The gain factor of this amplifier circuit 7 is determined by the ratio between the impedance 65 and the resistance value of the PIN diode 49.

Fig. 4 shows the manufacture and construction of a three-layer semiconductor element. For the starting material use is made of a 380 μm thick boron-doped silicon wafer having a resistivity of 1100 Ωcm (P^" material). Boron is diffused onto one side of the wafer. This results in the formation of a P⁺ layer 69 having a C_s (= surface concentration) which exceeds 10¹⁹ cm^"3. Phosphorus is diffused to a depth of 30 μm onto the other side of the wafer. This results in the formation of a N-layer 73, with a C_s which exceeds 2.10¹⁹ cm^'3. The P^" layer 71 of the starting material remaining between the P⁺ layer 69 and the N-layer 73 is also referred to as an I-layer. It is alternatively possible to use an N^" layer instead of the P^" layer 71. After said diffusion processes, the wafer is divided into crystals having a diameter of approximately 1 mm. The use of a suitable etching process causes the upper side to be smaller than the bottom side.
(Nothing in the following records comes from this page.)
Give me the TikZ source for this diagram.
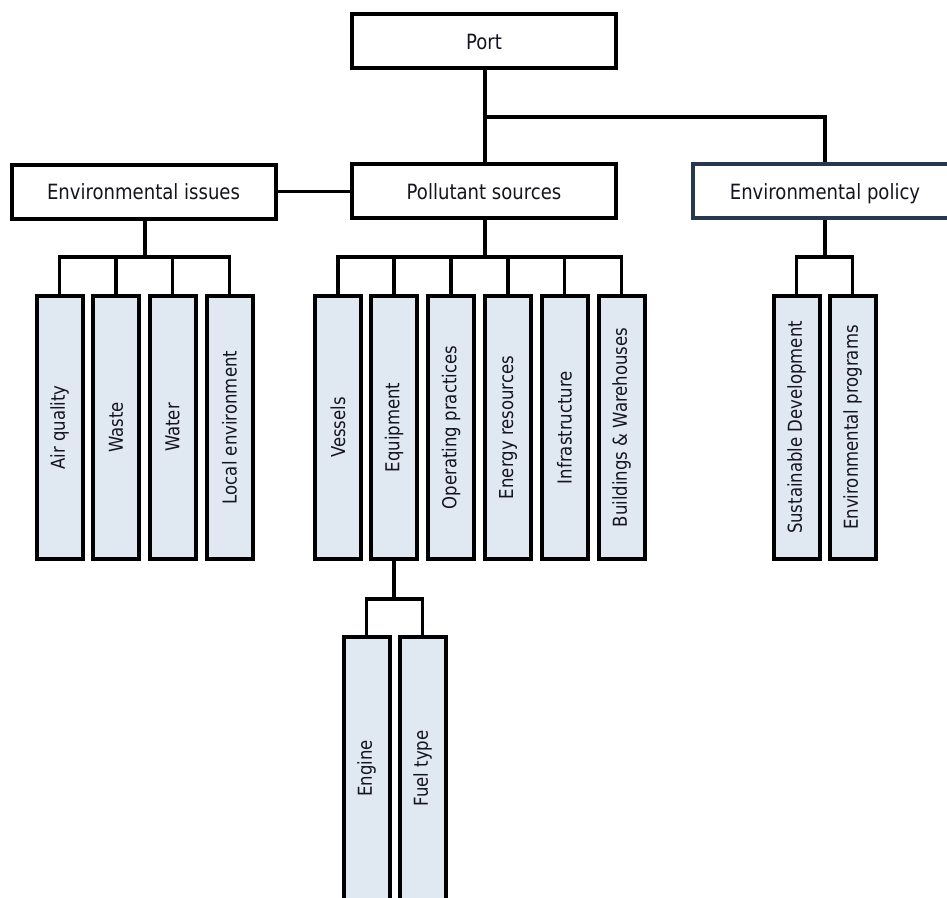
\documentclass[tikz,border=0pt]{standalone}
\usepackage{fontspec}
\setmainfont[FakeStretch=0.86]{DejaVu Sans}
\usepackage{graphicx}
\definecolor{boxfill}{RGB}{224,232,241}
\definecolor{txt}{RGB}{20,20,30}
\definecolor{slate}{RGB}{40,55,78}
\tikzset{
  bigbox/.style={draw=black, line width=4, fill=white, minimum width=264, minimum height=54,
    inner sep=0, text=txt, font=\fontsize{21}{25}\selectfont, text height=16, text depth=0},
  narrowbox/.style={draw=black, line width=4, fill=boxfill, minimum width=46, minimum height=263.5,
    inner sep=0, text=txt, font=\fontsize{19.2}{23}\selectfont},
  conn/.style={draw=black, line width=3.6, line join=miter}
}
\begin{document}
\begin{tikzpicture}[x=1pt,y=-1pt]
\useasboundingbox (0,0) rectangle (947,897);
\clip (0,0) rectangle (947,897);

% top level
\node[bigbox] (port) at (484,41) {Port};
\node[bigbox] (issues) at (143.5,191.5) {Environmental issues};
\node[bigbox] (sources) at (484,191) {Pollutant sources};
\node[bigbox, draw=slate, line width=3.5] (policy) at (825,191) {Environmental policy};

% bus coordinates
\coordinate (jport) at (485,117);
\coordinate (bissues) at (145,257);
\coordinate (bsources) at (485,257);
\coordinate (bpolicy) at (825,257);
\coordinate (bequip) at (394,599);

% issues children
\node[narrowbox] (air) at (59.5,427.5) {\rotatebox{90}{Air quality}};
\node[narrowbox] (waste) at (116,427.5) {\rotatebox{90}{Waste}};
\node[narrowbox] (water) at (172.5,427.5) {\rotatebox{90}{Water}};
\node[narrowbox] (local) at (229.5,427.5) {\rotatebox{90}{Local environment}};

% sources children
\node[narrowbox] (vessels) at (338,427.5) {\rotatebox{90}{Vessels}};
\node[narrowbox] (equip) at (394,427.5) {\rotatebox{90}{Equipment}};
\node[narrowbox] (oper) at (451,427.5) {\rotatebox{90}{Operating practices}};
\node[narrowbox] (energy) at (508,427.5) {\rotatebox{90}{Energy resources}};
\node[narrowbox] (infra) at (564.5,427.5) {\rotatebox{90}{Infrastructure}};
\node[narrowbox] (build) at (621.5,427.5) {\rotatebox{90}{Buildings \& Warehouses}};

% policy children
\node[narrowbox] (sust) at (796.5,427.5) {\rotatebox{90}{Sustainable Development}};
\node[narrowbox] (progs) at (852.5,427.5) {\rotatebox{90}{Environmental programs}};

% equipment children
\node[narrowbox] (engine) at (366.5,768.5) {\rotatebox{90}{Engine}};
\node[narrowbox] (fuel) at (422.5,768.5) {\rotatebox{90}{Fuel type}};

% connectors
\draw[conn] (port.south -| jport) -- (sources.north -| jport);
\draw[conn] (jport) -| (policy.north);
\draw[conn] (issues.east) -- (sources.west |- issues.east);

\draw[conn] (issues.south -| bissues) -- (bissues);
\draw[conn] (air.north) |- (bissues) -| (local.north);
\draw[conn] (waste.north) -- (waste.north |- bissues);
\draw[conn] (water.north) -- (water.north |- bissues);

\draw[conn] (sources.south -| bsources) -- (bsources);
\draw[conn] (vessels.north) |- (bsources) -| (build.north);
\draw[conn] (equip.north) -- (equip.north |- bsources);
\draw[conn] (oper.north) -- (oper.north |- bsources);
\draw[conn] (energy.north) -- (energy.north |- bsources);
\draw[conn] (infra.north) -- (infra.north |- bsources);

\draw[conn] (policy.south -| bpolicy) -- (bpolicy);
\draw[conn] (sust.north) |- (bpolicy) -| (progs.north);

\draw[conn] (equip.south) -- (bequip);
\draw[conn] (engine.north) |- (bequip) -| (fuel.north);
\end{tikzpicture}
\end{document}
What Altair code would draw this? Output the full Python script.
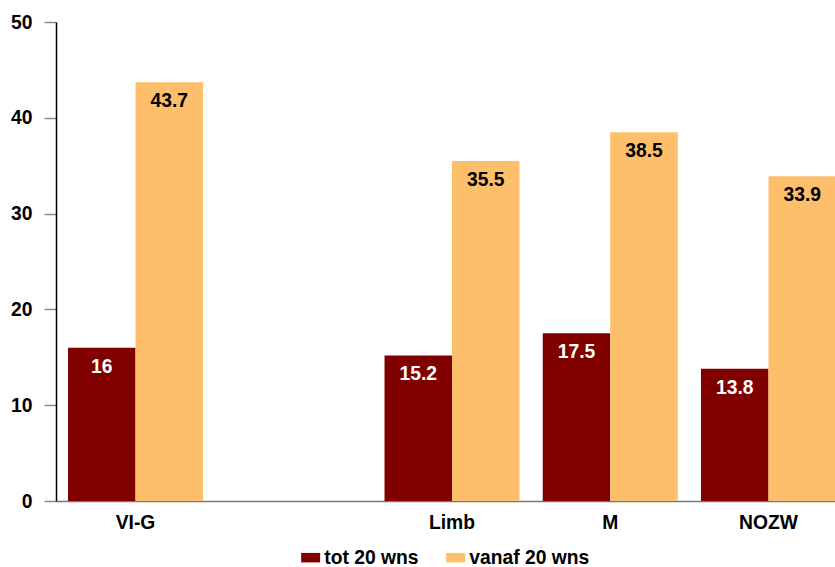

The upper side and the lower side of the crystal are both metalized on account of electric connections.

An advantage of this three-layer semiconductor element is the large control range of the resistance value.

Claims

1. A radio receiver comprising a controllable circuit (7) for amplifying radio signals, which amplifier circuit includes an amplifier element (59, 67) with an input electrode (57) and, coupled thereto, a voltage divider with an impedance (3, 65) and a control element (49), characterized in that the amplifier circuit (7) can suitably be used to amplify signals having frequencies of approximately 200 kHz, and in that the control element includes a PIN diode (49).

2. A radio receiver as claimed in claim 1, characterized in that the PIN diode (49) has a minority carrier lifetime of at least twenty microseconds.

3. A radio receiver as claimed in claim 1 or 2, characterized in that the radio receiver is embodied so as to operate the PIN diode (49) in the forward direction as well as in the reverse direction.

4. A controllable amplifier circuit (7) for amplifying radio signals, comprising an amplifier element (59, 67) with an input electrode (57) and, coupled thereto, a voltage divider with an impedance (3, 65) and a control element (49), characterized in that the amplifier circuit (7) can suitably be used to amplify signals having frequencies of approximately 200 kHz, and in that the control element includes a PIN diode (49).

5. A controllable amplifier circuit as claimed in claim 4, characterized in that the PIN diode (49) has a minority carrier lifetime of at least twenty microseconds.

6. A controllable amplifier circuit as claimed in claim 4 or 5, characterized in that the amplifier circuit (7) is embodied so as to operate the PIN diode (49) in the forward direction as well as in the reverse direction.

7. The use of a three-layer semiconductor element as a control element in amplifier circuits for amplifying signals having a frequency of approximately 200 kHz, said semiconductor element comprising a P layer (69) and an N layer (73), which are separated from each other by a layer (71) having a concentration of charge carriers which is substantially lower than the concentration of charge carriers in the P layer (69) and the N layer (73).